Would you write out the listing verbatim and skip every picture in it?
⁂
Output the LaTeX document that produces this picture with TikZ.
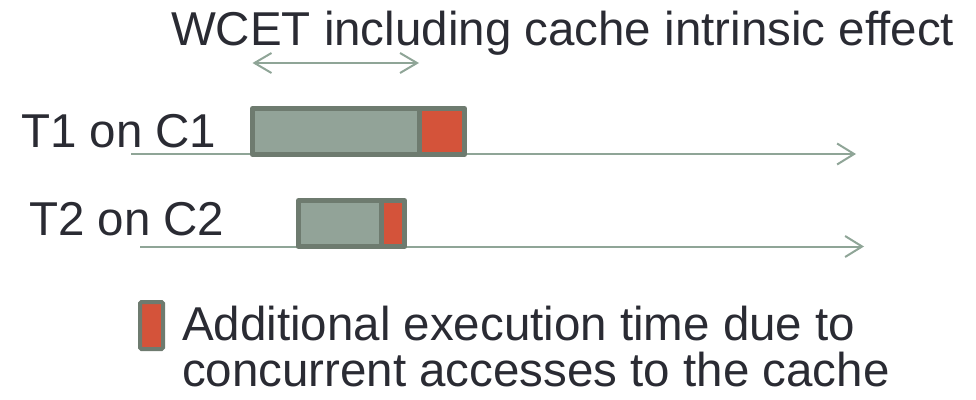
\documentclass[tikz,border=0pt]{standalone}
\usepackage{fontspec}
\setmainfont{Liberation Sans}
\usetikzlibrary{arrows.meta}

\definecolor{inkdark}{HTML}{2A2B33}
\definecolor{axisgreen}{HTML}{8FA597}
\definecolor{edgegray}{HTML}{6E7B6F}
\definecolor{basegray}{HTML}{92A398}
\definecolor{extrared}{HTML}{D4533A}

\tikzset{
  label/.style={font=\fontsize{47.5}{46}\selectfont, text=inkdark, inner sep=0pt, outer sep=0pt, anchor=base west},
  seg/.style={draw=edgegray, line width=5pt, line join=round, inner sep=0pt, outer sep=0pt,
              minimum height=46pt, anchor=north west},
  timeline/.style={draw=axisgreen, line width=2pt, -{Straight Barb[length=17pt, width=21pt, line width=2pt]}},
  span/.style={draw=axisgreen, line width=2pt, {Straight Barb[length=17pt, width=20pt, line width=2pt]}-{Straight Barb[length=17pt, width=20pt, line width=2pt]}},
  keybox/.style={draw=edgegray, fill=extrared, line width=4pt, rounded corners=1.5pt, inner sep=0pt, outer sep=0pt,
                 minimum width=23pt, minimum height=47pt, anchor=north west}
}

\begin{document}
\begin{tikzpicture}[x=1pt, y=-1pt]
\useasboundingbox (0,0) rectangle (976,399);

% headings and row labels
\node[label] (title) at (171,45) {WCET including cache intrinsic effect};
\node[label] (row1) at (21,147) {T1 on C1};
\node[label] (row2) at (29,235) {T2 on C2};

% time axes
\coordinate (ax1s) at (131,154);
\coordinate (ax1e) at (856,154);
\coordinate (ax2s) at (140,246.5);
\coordinate (ax2e) at (864,246.5);
\draw[timeline] (ax1s) -- (ax1e);
\draw[timeline] (ax2s) -- (ax2e);

% task T1: base execution plus interference
\node[seg, fill=basegray, minimum width=166.5pt] (t1base) at (252.5,108.5) {};
\node[seg, fill=extrared, minimum width=45.5pt] (t1extra) at (t1base.north east) {};

% task T2: base execution plus interference
\node[seg, fill=basegray, minimum width=82.5pt] (t2base) at (298.5,200.5) {};
\node[seg, fill=extrared, minimum width=23.5pt] (t2extra) at (t2base.north east) {};

% WCET span above T1
\draw[span] ([yshift=45.5pt]t1base.north west) -- ([yshift=45.5pt]t1base.north east);

% legend (a multi-line node sits on the baseline of its last line)
\node[keybox] (key) at (140,302) {};
\node[label, align=left] (keytext) at (182,386) {Additional execution time due to\\concurrent accesses to the cache};
\end{tikzpicture}
\end{document}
⁂
The result:
Output the LaTeX document that produces this picture with TikZ.
\documentclass[tikz,border=0pt]{standalone}
\usepackage{fontspec}
\setmainfont{Liberation Sans}
\usetikzlibrary{arrows.meta}

\definecolor{inkdark}{HTML}{2A2B33}
\definecolor{axisgreen}{HTML}{8FA597}
\definecolor{edgegray}{HTML}{6E7B6F}
\definecolor{basegray}{HTML}{92A398}
\definecolor{extrared}{HTML}{D4533A}

\tikzset{
  label/.style={font=\fontsize{47.5}{46}\selectfont, text=inkdark, inner sep=0pt, outer sep=0pt, anchor=base west},
  seg/.style={draw=edgegray, line width=5pt, line join=round, inner sep=0pt, outer sep=0pt,
              minimum height=46pt, anchor=north west},
  timeline/.style={draw=axisgreen, line width=2pt, -{Straight Barb[length=17pt, width=21pt, line width=2pt]}},
  span/.style={draw=axisgreen, line width=2pt, {Straight Barb[length=17pt, width=20pt, line width=2pt]}-{Straight Barb[length=17pt, width=20pt, line width=2pt]}},
  keybox/.style={draw=edgegray, fill=extrared, line width=4pt, rounded corners=1.5pt, inner sep=0pt, outer sep=0pt,
                 minimum width=23pt, minimum height=47pt, anchor=north west}
}

\begin{document}
\begin{tikzpicture}[x=1pt, y=-1pt]
\useasboundingbox (0,0) rectangle (976,399);

% headings and row labels
\node[label] (title) at (171,45) {WCET including cache intrinsic effect};
\node[label] (row1) at (21,147) {T1 on C1};
\node[label] (row2) at (29,235) {T2 on C2};

% time axes
\coordinate (ax1s) at (131,154);
\coordinate (ax1e) at (856,154);
\coordinate (ax2s) at (140,246.5);
\coordinate (ax2e) at (864,246.5);
\draw[timeline] (ax1s) -- (ax1e);
\draw[timeline] (ax2s) -- (ax2e);

% task T1: base execution plus interference
\node[seg, fill=basegray, minimum width=166.5pt] (t1base) at (252.5,108.5) {};
\node[seg, fill=extrared, minimum width=45.5pt] (t1extra) at (t1base.north east) {};

% task T2: base execution plus interference
\node[seg, fill=basegray, minimum width=82.5pt] (t2base) at (298.5,200.5) {};
\node[seg, fill=extrared, minimum width=23.5pt] (t2extra) at (t2base.north east) {};

% WCET span above T1
\draw[span] ([yshift=45.5pt]t1base.north west) -- ([yshift=45.5pt]t1base.north east);

% legend (a multi-line node sits on the baseline of its last line)
\node[keybox] (key) at (140,302) {};
\node[label, align=left] (keytext) at (182,386) {Additional execution time due to\\concurrent accesses to the cache};
\end{tikzpicture}
\end{document}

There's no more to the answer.